# Phase A: The MLE Approach

Here, we use the MLE approach to detect the likelihood of getting a word in a spam or ham message using [the SMS spam dataset collection](https://archive.ics.uci.edu/dataset/228/sms+spam+collection).

## Limitations
Vocabulary Bias: By using .split(), every unique string is treated (including punctuation attached to words like "win!") as a unique feature.

Bag-of-Words Assumption: This model assumes that the order of words doesn't matter, only their frequency.

Zero-multiplier: If a sentence containing many spam words has a single word which is not in our dataset of spam words, because
we multiply probabilities, it will render the probability of the whole message "0", even though the presence of multiple spam words
makes it very likely that it is spam.

In [12]:
import pandas as pd
from collections import defaultdict
import os

# Get the path relative to the notebook location
notebook_dir = os.path.dirname(os.path.abspath('__file__'))
data_path = os.path.join('..', 'data', 'sms_spam', 'SMSSpamCollection')

# Load the training data
df = pd.read_csv(data_path, sep='\t', header=None, names=['label', 'message'])
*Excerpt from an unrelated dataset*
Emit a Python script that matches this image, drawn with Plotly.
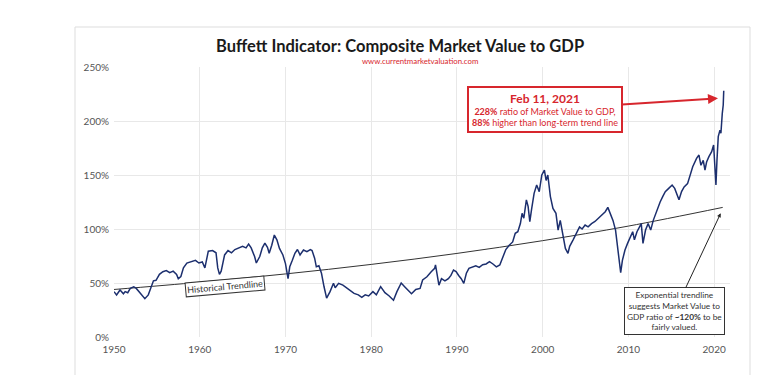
import plotly.graph_objects as go

# ---- data ----
years = [
    1950.0, 1950.3, 1950.7, 1951.1, 1951.3, 1951.6, 1951.9, 1952.3, 1952.6, 1953.0,
    1953.4, 1953.6, 1954.0, 1954.4, 1954.6, 1954.9, 1955.3, 1955.7, 1956.1, 1956.5,
    1956.9, 1957.3, 1957.5, 1957.8, 1958.1, 1958.5, 1959.0, 1959.5, 1959.9, 1960.3,
    1960.6, 1960.8, 1961.0, 1961.5, 1961.9, 1962.1, 1962.3, 1962.5, 1962.9, 1963.3,
    1963.7, 1964.1, 1964.6, 1965.0, 1965.4, 1965.7, 1966.0, 1966.4, 1966.6, 1967.0,
    1967.3, 1967.6, 1967.9, 1968.1, 1968.4, 1968.7, 1969.0, 1969.3, 1969.7, 1970.0,
    1970.3, 1970.5, 1970.8, 1971.1, 1971.4, 1971.7, 1972.1, 1972.5, 1972.9, 1973.1,
    1973.4, 1973.6, 1973.9, 1974.2, 1974.5, 1974.8, 1975.2, 1975.6, 1975.8, 1976.2,
    1976.7, 1977.1, 1977.5, 1978.0, 1978.5, 1978.9, 1979.3, 1979.7, 1980.2, 1980.6,
    1981.1, 1981.6, 1982.1, 1982.6, 1983.0, 1983.5, 1983.9, 1984.4, 1984.7, 1985.2,
    1985.7, 1986.0, 1986.5, 1987.0, 1987.4, 1987.5, 1987.65, 1987.9, 1988.2, 1988.6,
    1989.0, 1989.3, 1989.6, 1989.9, 1990.2, 1990.5, 1990.8, 1991.1, 1991.4, 1991.8,
    1992.2, 1992.6, 1993.0, 1993.4, 1993.8, 1994.2, 1994.6, 1995.0, 1995.3, 1995.7,
    1996.1, 1996.5, 1996.8, 1997.1, 1997.4, 1997.6, 1997.8, 1998.1, 1998.3, 1998.5,
    1998.7, 1999.0, 1999.3, 1999.6, 1999.9, 2000.2, 2000.4, 2000.6, 2000.9, 2001.2,
    2001.55, 2001.8, 2002.05, 2002.35, 2002.65, 2002.95, 2003.15, 2003.55, 2003.85, 2004.3,
    2004.6, 2004.95, 2005.3, 2005.7, 2006.1, 2006.5, 2006.9, 2007.3, 2007.6, 2007.9,
    2008.2, 2008.5, 2008.7, 2008.9, 2009.1, 2009.3, 2009.6, 2009.9, 2010.2, 2010.5,
    2010.7, 2011.0, 2011.3, 2011.5, 2011.7, 2012.0, 2012.3, 2012.6, 2012.9, 2013.3,
    2013.7, 2014.0, 2014.3, 2014.7, 2015.1, 2015.4, 2015.7, 2015.9, 2016.2, 2016.5,
    2016.9, 2017.2, 2017.5, 2017.95, 2018.23, 2018.46, 2018.73, 2018.93, 2019.12, 2019.39,
    2019.71, 2019.94, 2020.09, 2020.21, 2020.33, 2020.48, 2020.68, 2020.79, 2020.95, 2021.06,
    2021.12,
]
ratio_pct = [
    42, 39, 43.5, 40, 42, 41, 45, 46.5, 45, 41,
    37, 35.5, 39, 46.5, 52, 52.5, 58, 60.5, 61.5, 59.5,
    61, 58, 54, 56, 64, 68.5, 69.5, 71, 68.5, 69.5,
    64, 73, 79.5, 80, 78, 64, 58, 61, 76, 80,
    78, 81, 82.5, 84, 82.5, 86, 82.5, 74.5, 68.5, 74.5,
    82.5, 87, 83, 77.5, 85, 94.4, 90, 82, 76, 68,
    54, 65, 71, 77.5, 81, 76, 80.5, 79, 81, 80,
    73, 65, 66, 59, 46.5, 36, 42, 49.7, 45.6, 49.7,
    48, 45.5, 43.5, 40.4, 39, 36.7, 39, 38, 42, 39,
    46.6, 41, 38, 34, 42, 50, 46.6, 42, 40, 44,
    45, 52.8, 55.8, 60.5, 63.6, 66.7, 59, 48, 54, 52,
    54, 57, 62, 60.5, 57, 54, 49.7, 59, 63.6, 64.5,
    66, 64.5, 67, 67.6, 69.7, 67.6, 65, 66.7, 72.8, 81,
    85, 88, 96, 97.5, 105, 114.5, 110, 127, 121, 106.8,
    118, 133, 140.7, 134.6, 150, 154.6, 145, 150, 130, 119,
    114.5, 99, 108, 94.4, 82, 77.5, 84, 90, 95, 102,
    100, 103.7, 102, 105, 107, 110, 113, 116, 120, 114.5,
    108, 99, 86.7, 71, 59.5, 71, 80.5, 86.7, 92.6, 97.5,
    90, 97.5, 102, 105, 86.7, 99, 105, 99, 108, 117.6,
    125, 130, 134.5, 137.6, 140.7, 137.6, 131.5, 127, 134.6, 139,
    142, 150, 157.7, 165.4, 168.5, 159, 163.6, 154.6, 162, 167,
    171.6, 177.8, 157.7, 140.7, 163.6, 185.5, 191.6, 188.6, 207, 214.8,
    228,
]

trend_years = [1950, 1960, 1970, 1980, 1990, 2000, 2010, 2021]
trend_pct = [44, 50.7, 58.4, 67.2, 77.4, 89.2, 102.7, 120]

x_ticks = [1950, 1960, 1970, 1980, 1990, 2000, 2010, 2020]
y_ticks = [0, 50, 100, 150, 200, 250]
y_tick_labels = ["0%", "50%", "100%", "150%", "200%", "250%"]

FONT = "Lato"
NAVY = "#1c2f6e"
RED = "#d7262d"

fig = go.Figure()
fig.add_trace(go.Scatter(
    x=trend_years, y=trend_pct, mode="lines",
    line=dict(color="#333333", width=1, shape="spline"),
    hoverinfo="skip", showlegend=False))
fig.add_trace(go.Scatter(
    x=years, y=ratio_pct, mode="lines",
    line=dict(color=NAVY, width=1.5),
    showlegend=False))

# page px -> paper helpers (plot area on the page: x 114..730, y 67..337)
def px(xp):
    return (xp - 114) / 616.0

def py(yp):
    return (337 - yp) / 270.0

annotations = [
    dict(text="<b>Buffett Indicator: Composite Market Value to GDP</b>",
         xref="paper", yref="paper", x=px(400), y=py(46), showarrow=False,
         xanchor="center", yanchor="middle",
         font=dict(family=FONT, size=16.5, color="#1a1a1a")),
    dict(text="www.currentmarketvaluation.com",
         xref="paper", yref="paper", x=px(420), y=py(61), showarrow=False,
         xanchor="center", yanchor="middle",
         font=dict(family=FONT, size=7.8, color=RED)),
    dict(text="<span style='font-size:12px'><b>Feb 11, 2021</b></span><br>"
              "<b>228%</b> ratio of Market Value to GDP,<br>"
              "<b>88%</b> higher than long-term trend line",
         x=2020.45, y=221, xref="x", yref="y",
         ax=-173, ay=11, axref="pixel", ayref="pixel",
         showarrow=True, arrowhead=2, arrowsize=1, arrowwidth=2, arrowcolor=RED,
         align="center", bordercolor=RED, borderwidth=2, borderpad=3,
         bgcolor="white", font=dict(family=FONT, size=9, color=RED)),
    dict(text="Exponential trendline<br>suggests Market Value to<br>"
              "GDP ratio of <b>~120%</b> to be<br>fairly valued.",
         x=2020.76, y=114.5, xref="x", yref="y",
         ax=-46, ay=98,
         showarrow=True, arrowhead=2, arrowsize=0.8, arrowwidth=1, arrowcolor="#222222",
         align="center", bordercolor="#333333", borderwidth=1, borderpad=2,
         bgcolor="white", font=dict(family=FONT, size=8.3, color="#333333")),
    dict(text="Historical Trendline",
         x=1962.9, y=47.2, xref="x", yref="y", showarrow=False,
         textangle=-5, bordercolor="#333333", borderwidth=1, borderpad=1,
         bgcolor="white", font=dict(family=FONT, size=9, color="#333333")),
]

frame_col = "#dddddd"
shapes = [
    dict(type="line", xref="paper", yref="paper", x0=px(75), x1=px(750),
         y0=py(27), y1=py(27), line=dict(color=frame_col, width=1)),
    dict(type="line", xref="paper", yref="paper", x0=px(75), x1=px(75),
         y0=py(27), y1=py(380), line=dict(color=frame_col, width=1)),
    dict(type="line", xref="paper", yref="paper", x0=px(750), x1=px(750),
         y0=py(27), y1=py(380), line=dict(color=frame_col, width=1)),
]

# the page body adds an 8px offset, so margins are set 8px less on left/top
fig.update_layout(
    width=764, height=375,
    margin=dict(l=106, r=42, t=59, b=46),
    paper_bgcolor="white", plot_bgcolor="white",
    annotations=annotations, shapes=shapes,
    font=dict(family=FONT),
    xaxis=dict(range=[1950, 2021.85], tickvals=x_ticks, showgrid=True,
               gridcolor="#e8e8e8", gridwidth=1, zeroline=False, showline=False,
               ticks="", ticklabelstandoff=5,
               tickfont=dict(family=FONT, size=10, color="#555555")),
    yaxis=dict(range=[0, 250], tickvals=y_ticks, ticktext=y_tick_labels,
               showgrid=True, gridcolor="#e8e8e8", gridwidth=1, zeroline=False,
               showline=False, ticks="", ticklabelstandoff=4,
               tickfont=dict(family=FONT, size=10, color="#555555")),
)

fig.write_html("out.html")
# Separate spam and ham messages
spam_messages = df[df['label'] == 'spam']['message']
ham_messages = df[df['label'] == 'ham']['message']

# Count word occurrences per category
def count_words_by_category(messages):
    word_counts = defaultdict(int)
    for message in messages:
        words = message.lower().split()
        for word in words:
            word_counts[word] += 1
    return word_counts

spam_word_counts = count_words_by_category(spam_messages)
ham_word_counts = count_words_by_category(ham_messages)

# Calculate theta_word for each category
total_spam_words = sum(spam_word_counts.values())
total_ham_words = sum(ham_word_counts.values())

theta_spam = {word: count / total_spam_words for word, count in spam_word_counts.items()}
theta_ham = {word: count / total_ham_words for word, count in ham_word_counts.items()}

print(theta_ham, theta_spam)